EXERCISE AIM
Write out again, word for word, the lines below from the line that holds "Rebuild this chart" through the line that holds "plt.rcParams['hatch.linewidth'] = 4.0", omitting pictures.

DATA SHOWN
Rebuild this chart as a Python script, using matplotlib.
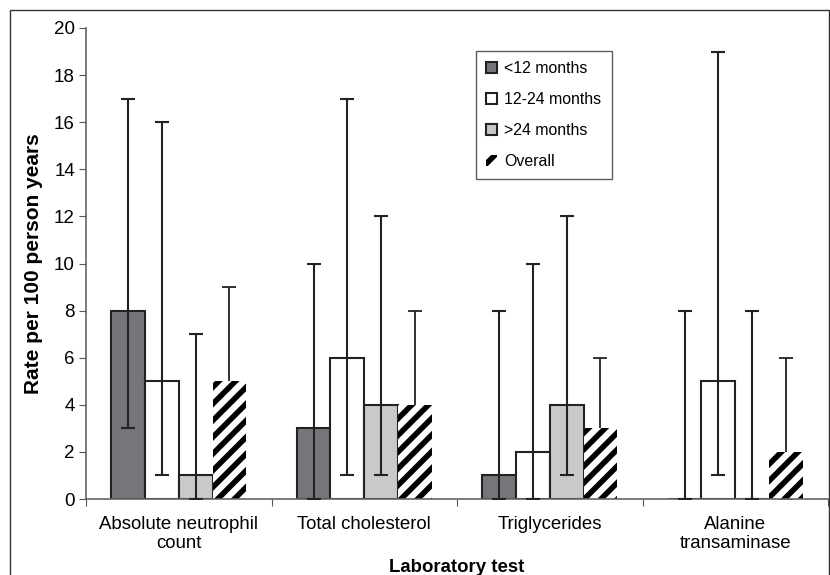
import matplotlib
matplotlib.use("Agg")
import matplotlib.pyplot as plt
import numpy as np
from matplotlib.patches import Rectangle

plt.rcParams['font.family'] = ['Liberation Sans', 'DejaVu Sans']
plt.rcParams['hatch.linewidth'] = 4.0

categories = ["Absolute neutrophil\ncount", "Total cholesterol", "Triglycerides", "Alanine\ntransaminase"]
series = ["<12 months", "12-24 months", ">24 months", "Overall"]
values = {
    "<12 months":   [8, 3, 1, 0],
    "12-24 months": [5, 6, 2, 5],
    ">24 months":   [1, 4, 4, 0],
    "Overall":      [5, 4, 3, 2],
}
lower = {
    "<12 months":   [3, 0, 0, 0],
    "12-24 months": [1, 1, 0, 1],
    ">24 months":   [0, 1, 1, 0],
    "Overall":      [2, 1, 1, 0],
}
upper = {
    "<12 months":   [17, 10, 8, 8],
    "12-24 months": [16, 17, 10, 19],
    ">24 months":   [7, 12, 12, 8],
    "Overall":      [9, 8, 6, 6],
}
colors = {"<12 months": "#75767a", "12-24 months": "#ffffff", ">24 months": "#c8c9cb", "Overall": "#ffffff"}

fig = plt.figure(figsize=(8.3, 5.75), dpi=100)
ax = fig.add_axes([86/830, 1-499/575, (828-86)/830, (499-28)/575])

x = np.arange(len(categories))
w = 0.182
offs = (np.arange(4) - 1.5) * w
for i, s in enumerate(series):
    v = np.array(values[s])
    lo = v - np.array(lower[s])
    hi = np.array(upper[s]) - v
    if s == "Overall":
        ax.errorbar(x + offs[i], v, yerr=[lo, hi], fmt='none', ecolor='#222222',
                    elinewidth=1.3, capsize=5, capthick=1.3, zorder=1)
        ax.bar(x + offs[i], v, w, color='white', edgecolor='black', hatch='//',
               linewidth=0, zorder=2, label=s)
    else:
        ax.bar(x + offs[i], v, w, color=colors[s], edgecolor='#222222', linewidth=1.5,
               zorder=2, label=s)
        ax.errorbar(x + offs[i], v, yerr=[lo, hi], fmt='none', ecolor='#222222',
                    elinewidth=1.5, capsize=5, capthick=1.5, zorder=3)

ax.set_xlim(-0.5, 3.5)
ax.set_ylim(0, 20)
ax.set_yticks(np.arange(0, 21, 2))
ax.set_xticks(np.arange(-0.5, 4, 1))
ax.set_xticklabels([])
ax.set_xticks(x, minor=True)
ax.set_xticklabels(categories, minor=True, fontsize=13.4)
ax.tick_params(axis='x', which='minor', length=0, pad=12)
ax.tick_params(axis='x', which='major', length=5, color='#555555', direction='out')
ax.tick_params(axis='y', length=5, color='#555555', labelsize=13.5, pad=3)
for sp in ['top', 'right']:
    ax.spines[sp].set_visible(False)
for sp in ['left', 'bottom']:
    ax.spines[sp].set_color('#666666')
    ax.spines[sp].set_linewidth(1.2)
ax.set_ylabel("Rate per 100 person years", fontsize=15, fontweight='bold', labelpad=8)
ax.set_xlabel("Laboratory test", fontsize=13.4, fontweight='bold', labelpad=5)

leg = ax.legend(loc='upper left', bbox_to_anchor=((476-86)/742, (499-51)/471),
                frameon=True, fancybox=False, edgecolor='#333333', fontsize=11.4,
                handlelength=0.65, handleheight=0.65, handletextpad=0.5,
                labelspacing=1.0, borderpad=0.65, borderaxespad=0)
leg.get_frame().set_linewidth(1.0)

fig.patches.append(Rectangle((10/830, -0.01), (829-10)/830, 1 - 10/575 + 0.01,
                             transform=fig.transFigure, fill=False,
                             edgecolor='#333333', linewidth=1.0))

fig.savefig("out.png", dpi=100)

...

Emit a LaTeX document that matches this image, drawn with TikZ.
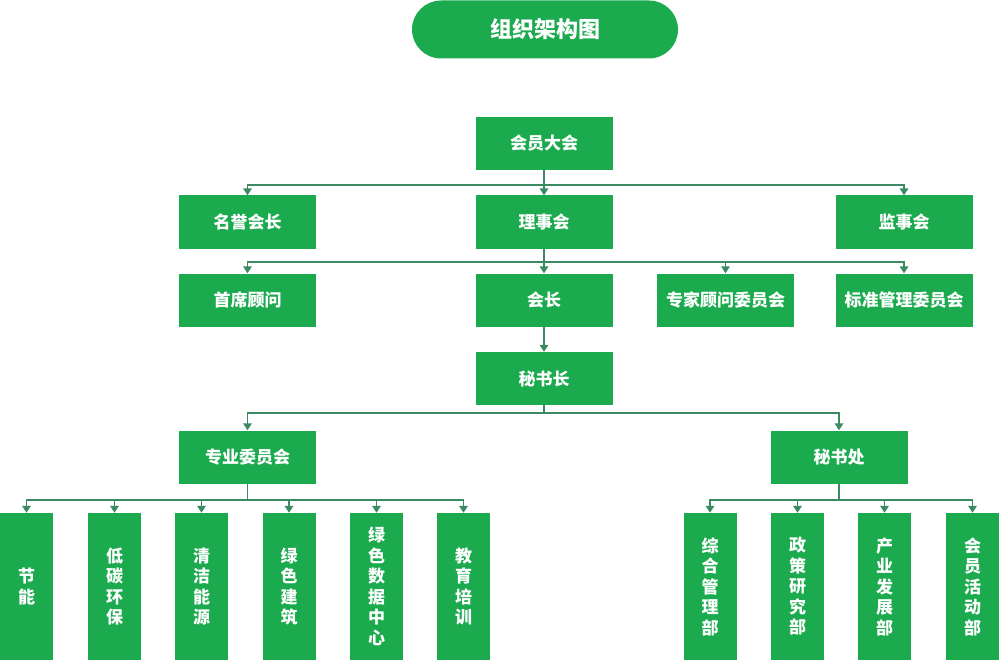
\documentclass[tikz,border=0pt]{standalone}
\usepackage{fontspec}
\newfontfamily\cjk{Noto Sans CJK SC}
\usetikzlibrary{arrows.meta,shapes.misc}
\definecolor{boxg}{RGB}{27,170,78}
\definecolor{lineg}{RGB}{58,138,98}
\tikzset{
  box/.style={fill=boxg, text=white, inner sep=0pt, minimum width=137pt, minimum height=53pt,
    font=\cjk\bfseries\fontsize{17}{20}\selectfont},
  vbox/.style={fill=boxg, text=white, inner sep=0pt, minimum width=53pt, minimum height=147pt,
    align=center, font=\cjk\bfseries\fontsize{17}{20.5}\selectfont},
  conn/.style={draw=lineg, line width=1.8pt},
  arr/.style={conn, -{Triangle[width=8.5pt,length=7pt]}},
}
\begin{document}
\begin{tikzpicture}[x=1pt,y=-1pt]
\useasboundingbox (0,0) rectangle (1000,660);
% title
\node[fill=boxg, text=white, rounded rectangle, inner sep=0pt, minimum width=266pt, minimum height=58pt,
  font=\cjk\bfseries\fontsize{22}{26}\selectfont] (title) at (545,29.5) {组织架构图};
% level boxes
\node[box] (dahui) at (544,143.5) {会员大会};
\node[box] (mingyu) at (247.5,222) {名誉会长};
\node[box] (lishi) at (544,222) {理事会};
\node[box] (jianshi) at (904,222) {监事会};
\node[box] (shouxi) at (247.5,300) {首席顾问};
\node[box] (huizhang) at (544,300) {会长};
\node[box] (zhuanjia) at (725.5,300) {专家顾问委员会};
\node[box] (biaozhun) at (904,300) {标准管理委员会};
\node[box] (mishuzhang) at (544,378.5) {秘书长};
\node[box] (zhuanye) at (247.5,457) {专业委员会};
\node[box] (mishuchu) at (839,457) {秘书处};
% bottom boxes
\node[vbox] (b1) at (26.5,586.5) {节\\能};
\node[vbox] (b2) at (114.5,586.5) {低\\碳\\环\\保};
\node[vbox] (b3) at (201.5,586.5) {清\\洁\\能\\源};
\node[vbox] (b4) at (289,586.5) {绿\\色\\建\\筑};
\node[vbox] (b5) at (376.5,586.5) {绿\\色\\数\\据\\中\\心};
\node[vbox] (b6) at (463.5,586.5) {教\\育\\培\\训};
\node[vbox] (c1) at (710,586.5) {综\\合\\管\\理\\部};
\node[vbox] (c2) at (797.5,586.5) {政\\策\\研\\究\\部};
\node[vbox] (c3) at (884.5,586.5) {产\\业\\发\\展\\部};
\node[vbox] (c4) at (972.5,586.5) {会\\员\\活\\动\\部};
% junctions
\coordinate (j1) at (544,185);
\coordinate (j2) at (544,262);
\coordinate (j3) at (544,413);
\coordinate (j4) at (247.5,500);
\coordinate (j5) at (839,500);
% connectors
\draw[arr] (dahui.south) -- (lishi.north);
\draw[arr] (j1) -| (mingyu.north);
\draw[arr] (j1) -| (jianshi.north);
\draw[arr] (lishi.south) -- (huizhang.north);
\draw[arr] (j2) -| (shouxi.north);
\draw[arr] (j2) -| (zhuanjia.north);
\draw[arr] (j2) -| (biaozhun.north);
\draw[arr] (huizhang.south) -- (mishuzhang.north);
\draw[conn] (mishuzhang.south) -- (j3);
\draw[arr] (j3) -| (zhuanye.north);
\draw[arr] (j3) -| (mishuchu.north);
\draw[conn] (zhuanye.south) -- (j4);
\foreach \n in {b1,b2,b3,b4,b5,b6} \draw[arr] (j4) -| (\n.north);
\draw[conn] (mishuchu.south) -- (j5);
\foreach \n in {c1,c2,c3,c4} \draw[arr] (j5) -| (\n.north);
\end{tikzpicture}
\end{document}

ANSWER FOR THIS EXERCISE
Rebuild this chart as a Python script, using matplotlib.
import matplotlib
matplotlib.use("Agg")
import matplotlib.pyplot as plt
import numpy as np
from matplotlib.patches import Rectangle

plt.rcParams['font.family'] = ['Liberation Sans', 'DejaVu Sans']
plt.rcParams['hatch.linewidth'] = 4.0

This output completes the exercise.